Do lado dos governos e de grande parte dos atores sul-americanos, não falta quem considere o descaso de Washington como algo positivo, diante de um passado em que a intervenção norte-americana na região produziu consequências nefastas, tanto no plano da política quanto no da economia. Esse intervencionismo se traduziu, na esfera política, na “desestabilização” de governos democráticos que adotaram posições conflitantes com os interesses de Washington e no apoio dos EUA a regimes ditatoriais. No plano econômico, a influência norteamericana foi decisiva, nas últimas duas décadas, para a reestruturação das economias nacionais nos termos indicados pelo FMI e por outras instituições financeiras. O chamado “Consenso de Washington”, como esse conjunto de políticas ficou conhecido, enfraqueceu a capacidade dos governos sul-americanos de combater os problemas históricos da miséria e da exclusão social, ao mesmo tempo em que teve papel no aumento da dependência da região em relação à exportação de produtos agrícolas e de recursos naturais, em detrimento de produtos de maior valor agregado.

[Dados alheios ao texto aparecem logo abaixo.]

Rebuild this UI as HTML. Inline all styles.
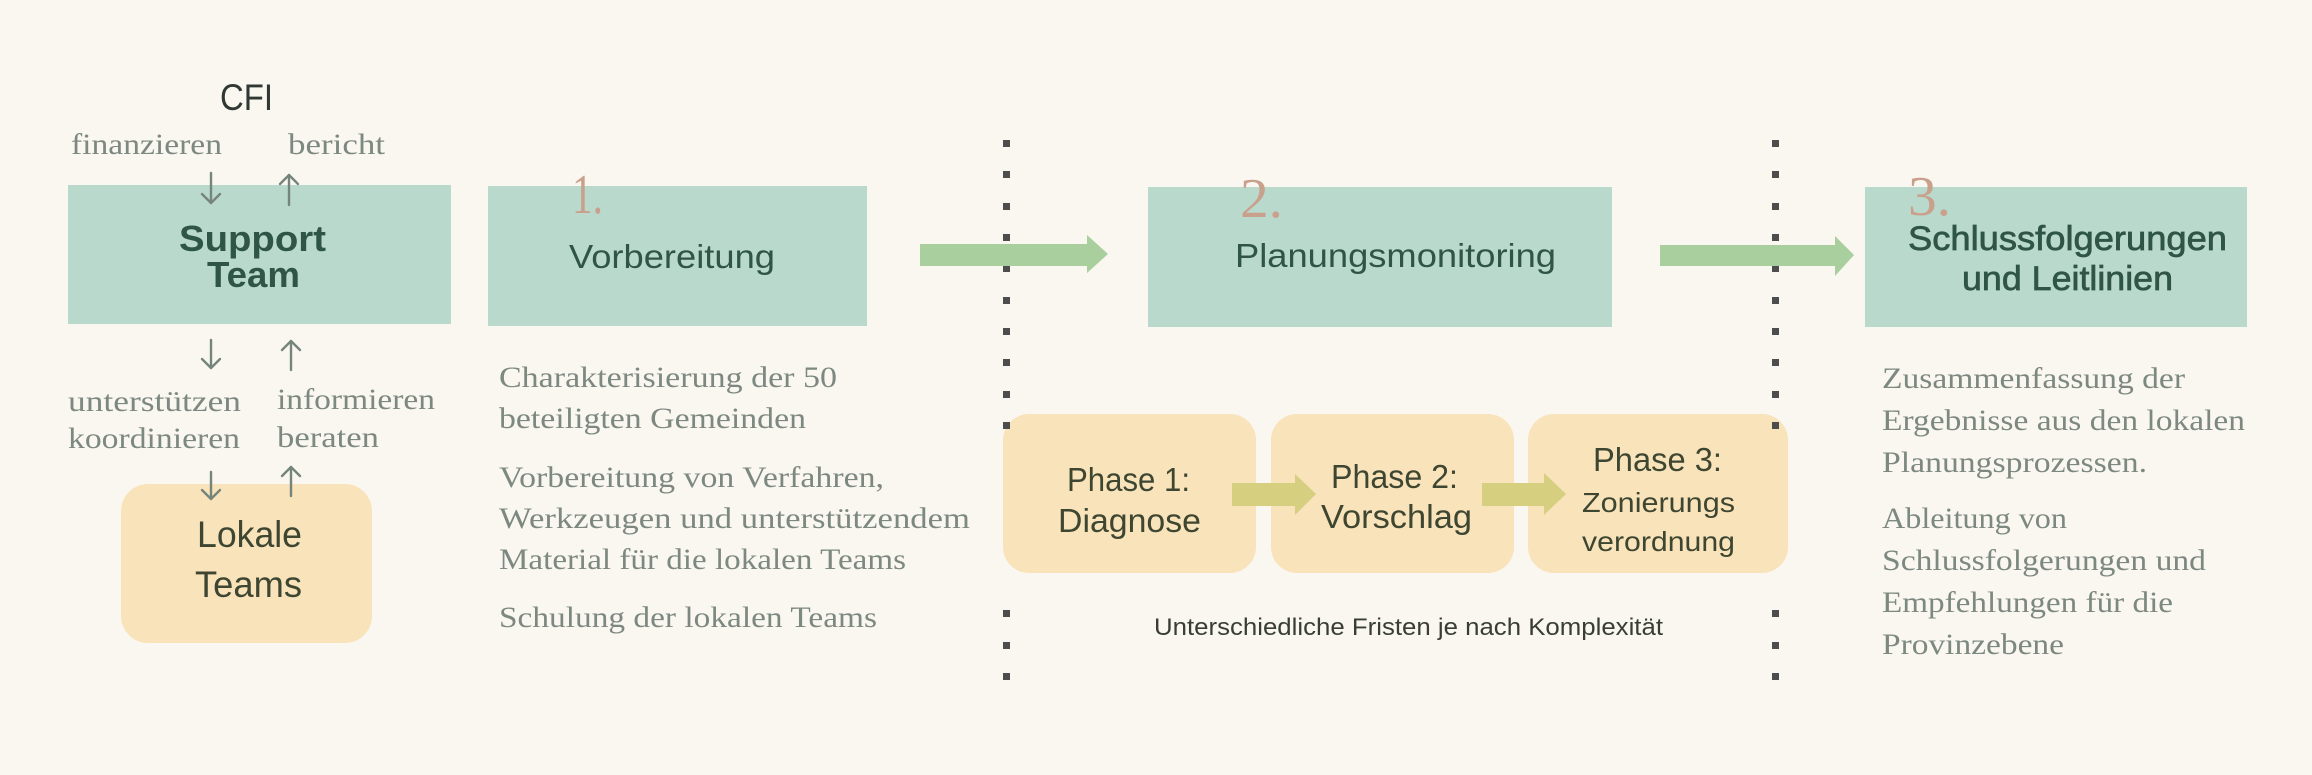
<!DOCTYPE html>
<html><head><meta charset="utf-8"><style>
html,body{margin:0;padding:0;background:#faf7f1;}
svg{display:block;}
.sv{font-family:"Liberation Sans",sans-serif;}
.sf{font-family:"Liberation Serif",serif;}
</style></head><body>
<svg width="2312" height="775" viewBox="0 0 2312 775" xmlns="http://www.w3.org/2000/svg">
<rect width="2312" height="775" fill="#faf7f1"/>

<!-- dotted lines -->
<g fill="#4d4d4d">
  <rect x="1003" y="140" width="7" height="7"/><rect x="1003" y="171" width="7" height="7"/><rect x="1003" y="203" width="7" height="7"/><rect x="1003" y="234" width="7" height="7"/><rect x="1003" y="265" width="7" height="7"/><rect x="1003" y="297" width="7" height="7"/><rect x="1003" y="328" width="7" height="7"/><rect x="1003" y="359" width="7" height="7"/><rect x="1003" y="391" width="7" height="7"/>
  <rect x="1003" y="610" width="7" height="7"/><rect x="1003" y="642" width="7" height="7"/><rect x="1003" y="673" width="7" height="7"/>
  <rect x="1772" y="140" width="7" height="7"/><rect x="1772" y="171" width="7" height="7"/><rect x="1772" y="203" width="7" height="7"/><rect x="1772" y="234" width="7" height="7"/><rect x="1772" y="265" width="7" height="7"/><rect x="1772" y="297" width="7" height="7"/><rect x="1772" y="328" width="7" height="7"/><rect x="1772" y="359" width="7" height="7"/><rect x="1772" y="391" width="7" height="7"/>
  <rect x="1772" y="610" width="7" height="7"/><rect x="1772" y="642" width="7" height="7"/><rect x="1772" y="673" width="7" height="7"/>
</g>

<!-- teal boxes -->
<rect x="68" y="185" width="383" height="139" fill="#b9d9cd"/>
<rect x="488" y="186" width="379" height="140" fill="#b9d9cd"/>
<rect x="1148" y="187" width="464" height="140" fill="#b9d9cd"/>
<rect x="1865" y="187" width="382" height="140" fill="#b9d9cd"/>

<!-- peach boxes -->
<rect x="121" y="484" width="251" height="159" rx="27" fill="#f8e3ba"/>
<rect x="1003" y="414" width="253" height="159" rx="26" fill="#f8e3ba"/>
<rect x="1271" y="414" width="243" height="159" rx="26" fill="#f8e3ba"/>
<rect x="1528" y="414" width="260" height="159" rx="26" fill="#f8e3ba"/>

<!-- dots over phase boxes -->
<rect x="1003" y="422" width="7" height="7" fill="#4d4d4d"/>
<rect x="1772" y="422" width="7" height="7" fill="#4d4d4d"/>

<!-- big green arrows -->
<polygon points="920,244 1087,244 1087,235 1108,254 1087,273 1087,266 920,266" fill="#a8cf9d"/>
<polygon points="1660,245 1835,245 1835,236 1854,255 1835,276 1835,266 1660,266" fill="#a8cf9d"/>

<!-- olive arrows -->
<polygon points="1232,483 1295,483 1295,474 1316,494 1295,515 1295,506 1232,506" fill="#d6cf80"/>
<polygon points="1482,483 1544,483 1544,473 1566,494 1544,515 1544,506 1482,506" fill="#d6cf80"/>

<!-- thin arrows left -->
<g stroke="#76857c" stroke-width="2.4" fill="none" stroke-linecap="round" stroke-linejoin="round">
  <line x1="211" y1="173" x2="211" y2="203"/><polyline points="202,194 211,203 220,194"/>
  <line x1="289" y1="175" x2="289" y2="205"/><polyline points="280,184 289,175 298,184"/>
  <line x1="211" y1="340" x2="211" y2="368"/><polyline points="202,359 211,368 220,359"/>
  <line x1="291" y1="341" x2="291" y2="370"/><polyline points="282,350 291,341 300,350"/>
  <line x1="211" y1="472" x2="211" y2="499"/><polyline points="202,490 211,499 220,490"/>
  <line x1="291" y1="467" x2="291" y2="496"/><polyline points="282,476 291,467 300,476"/>
</g>

<!-- CFI and labels -->
<text class="sv" x="220" y="110" font-size="37" fill="#2f3833" textLength="53" lengthAdjust="spacingAndGlyphs">CFI</text>
<g class="sf" font-size="30" fill="#7c8880">
  <text x="71" y="154" textLength="151" lengthAdjust="spacingAndGlyphs">finanzieren</text>
  <text x="288" y="154" textLength="97" lengthAdjust="spacingAndGlyphs">bericht</text>
  <text x="68" y="411" textLength="173" lengthAdjust="spacingAndGlyphs">unterstützen</text>
  <text x="68" y="448" textLength="172" lengthAdjust="spacingAndGlyphs">koordinieren</text>
  <text x="277" y="409" textLength="158" lengthAdjust="spacingAndGlyphs">informieren</text>
  <text x="277" y="447" textLength="102" lengthAdjust="spacingAndGlyphs">beraten</text>
</g>

<!-- Support Team -->
<g class="sv" font-size="36" font-weight="bold" fill="#2f5547">
  <text x="179" y="251" textLength="147" lengthAdjust="spacingAndGlyphs">Support</text>
  <text x="207" y="287" textLength="93" lengthAdjust="spacingAndGlyphs">Team</text>
</g>

<!-- Lokale Teams -->
<g class="sv" font-size="37" fill="#3e4631">
  <text x="197" y="547" textLength="105" lengthAdjust="spacingAndGlyphs">Lokale</text>
  <text x="195" y="597" textLength="107" lengthAdjust="spacingAndGlyphs">Teams</text>
</g>

<!-- numbers -->
<g class="sf" font-size="56" fill="#c9a08b">
  <text x="572" y="213" textLength="31" lengthAdjust="spacingAndGlyphs">1.</text>
  <text x="1240" y="217" textLength="43" lengthAdjust="spacingAndGlyphs">2.</text>
  <text x="1908" y="215" textLength="43" lengthAdjust="spacingAndGlyphs">3.</text>
</g>

<!-- headings -->
<g class="sv" font-size="33" fill="#2f5547">
  <text x="569" y="268" textLength="206" lengthAdjust="spacingAndGlyphs">Vorbereitung</text>
  <text x="1235" y="267" textLength="321" lengthAdjust="spacingAndGlyphs">Planungsmonitoring</text>
</g>
<g class="sv" font-size="34" fill="#2f5547" stroke="#2f5547" stroke-width="0.7">
  <text x="1908" y="250" textLength="319" lengthAdjust="spacingAndGlyphs">Schlussfolgerungen</text>
  <text x="1962" y="290" textLength="211" lengthAdjust="spacingAndGlyphs">und Leitlinien</text>
</g>

<!-- body text col 1 -->
<g class="sf" font-size="30" fill="#7c8880">
  <text x="499" y="387" textLength="338" lengthAdjust="spacingAndGlyphs">Charakterisierung der 50</text>
  <text x="499" y="428" textLength="307" lengthAdjust="spacingAndGlyphs">beteiligten Gemeinden</text>
  <text x="499" y="487" textLength="385" lengthAdjust="spacingAndGlyphs">Vorbereitung von Verfahren,</text>
  <text x="499" y="528" textLength="471" lengthAdjust="spacingAndGlyphs">Werkzeugen und unterstützendem</text>
  <text x="499" y="569" textLength="407" lengthAdjust="spacingAndGlyphs">Material für die lokalen Teams</text>
  <text x="499" y="627" textLength="378" lengthAdjust="spacingAndGlyphs">Schulung der lokalen Teams</text>
</g>

<!-- body text col 3 -->
<g class="sf" font-size="30" fill="#7c8880">
  <text x="1882" y="388" textLength="303" lengthAdjust="spacingAndGlyphs">Zusammenfassung der</text>
  <text x="1882" y="430" textLength="363" lengthAdjust="spacingAndGlyphs">Ergebnisse aus den lokalen</text>
  <text x="1882" y="472" textLength="265" lengthAdjust="spacingAndGlyphs">Planungsprozessen.</text>
  <text x="1882" y="528" textLength="185" lengthAdjust="spacingAndGlyphs">Ableitung von</text>
  <text x="1882" y="570" textLength="324" lengthAdjust="spacingAndGlyphs">Schlussfolgerungen und</text>
  <text x="1882" y="612" textLength="291" lengthAdjust="spacingAndGlyphs">Empfehlungen für die</text>
  <text x="1882" y="654" textLength="182" lengthAdjust="spacingAndGlyphs">Provinzebene</text>
</g>

<!-- phase texts -->
<g class="sv" font-size="33" fill="#3e4631">
  <text x="1067" y="491" textLength="123" lengthAdjust="spacingAndGlyphs">Phase 1:</text>
  <text x="1058" y="532" textLength="143" lengthAdjust="spacingAndGlyphs">Diagnose</text>
  <text x="1331" y="488" textLength="127" lengthAdjust="spacingAndGlyphs">Phase 2:</text>
  <text x="1321" y="528" textLength="151" lengthAdjust="spacingAndGlyphs">Vorschlag</text>
  <text x="1593" y="471" textLength="129" lengthAdjust="spacingAndGlyphs">Phase 3:</text>
</g>
<g class="sv" font-size="28" fill="#3e4631">
  <text x="1582" y="512" textLength="153" lengthAdjust="spacingAndGlyphs">Zonierungs</text>
  <text x="1582" y="551" textLength="153" lengthAdjust="spacingAndGlyphs">verordnung</text>
</g>

<text class="sv" x="1154" y="635" font-size="24" fill="#383e36" textLength="509" lengthAdjust="spacingAndGlyphs">Unterschiedliche Fristen je nach Komplexität</text>
</svg>
</body></html>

Na primeira década deste século , os governantes de diversos países têm esboçado uma trajetória de maior autonomia. Uma série de iniciativas políticas colocaria em xeque a hegemonia dos EUA sobre a região. Dentre elas, merecem destaque a busca de consolidação do Mercosul, a recente criação da Comunidade Sul-Americana de Nações e o projeto do presidente venezuelano Hugo Chávez de uma integração regional sem participação norte-americana por meio da Aliança Bolivariana das Américas (Alba). A Venezuela, em particular, adotou uma postura de enfrentamento com os EUA, fazendo uso de seus imensos recursos petrolíferos e da situação de alta de preços dos hidrocarburetos como alicerce para enfrentar Washington em termos de influência política. Na mesma linha, mas de implicações mais radicais, deve ser assinalado ainda o estreitamento dos laços da Venezuela com a Rússia no campo militar – aquisição de equipamentos e entendimentos para a realização de exercícios militares conjuntos.
Não se trata de um caso isolado. Numerosos governos sul-americanos manifestaram resistência à agenda hegemônica implementada pela administração Bush em escala mundial ou, ao menos, buscaram constituir capacidades autônomas parciais. Essa atitude se tornou evidente por ocasião da polêmica internacional em torno da invasão do Iraque, em 2003, quando Chile e México, então membros do Conselho de Segurança, países com intensos graus de integração econômica com os EUA, negaram apoio à intervenção militar no Golfo Pérsico. Nesse período, a diplomacia norte-americana fracassou em sua tentativa de eleger seus candidatos (primeiro, o salvadorenho Francisco Flores e, depois, o mexicano Luis Derbez) ao cargo de secretário-geral da OEA. No plano econômico, os países da América do Sul tratam de diversificar suas relações globais, com iniciativas em relação à Europa Ocidental, à China e à Índia que visam, claramente, reduzir sua dependência diante dos EUA. O evento mais recente — e mais significativo — a ilustrar essa tendência foi o encontros dos presidentes sul-americanos com os chefes de Estado reunidos no Brasil para a cúpula dos BRICS, em julho próximo passado, bem assim como os encontros que vários deles mantiveram com o presidente chinês, Xi Jinping, subsequentemente, em suas próprias capitais.
Esses desenvolvimentos, que atuam no sentido de ampliar os graus de autonomia da região, são contrabalançados, porém, pelas tendências de desagregação política que afetam alguns países da região, e pelos diferentes modelos de inserção internacional que coexistem no subcontinente. Se alguns dos países até recentemente mergulhados em crises agônicas (caso do Equador, mas principalmente da Bolívia) lograram superar seus desafios mais prementes, e hoje atravessam um ciclo incomum de crescimento e relativa estabilidade, outros viram agravar seus desequilíbrios internos e externos, e se debatem agora em crises agudas, passíveis de pôr em questão suas perspectivas econômicas no médio prazo, e ameaçar suas frágeis democracias (caso da Venezuela, e da Argentina). As dificuldades enfrentadas pelos dois vizinhos não poderiam de impactar o mais amplo e mais ambicioso projeto de integração em curso no espaço sul-americano (o Mercosul), e põe em xeque, de forma ainda mais profunda, o projeto de integração bolivariano, lançado e liderado pela Venezuela. Tal situação contrasta com aquela conhecida nos últimos anos pelos países que compõem a Aliança do Pacífico (Chile, Peru, Colômbia, México), todos eles vinculados por acordos de livre comércio com os Estados Unidos. O problema coletivo é como conviver com opções diversas no plano dos modelos de inserção econômica, sem permitir que as mesmas se convertam em rivalidades políticas com efeitos deletérios para a autonomia de cada um dos países concernidos, e para o conjunto da região.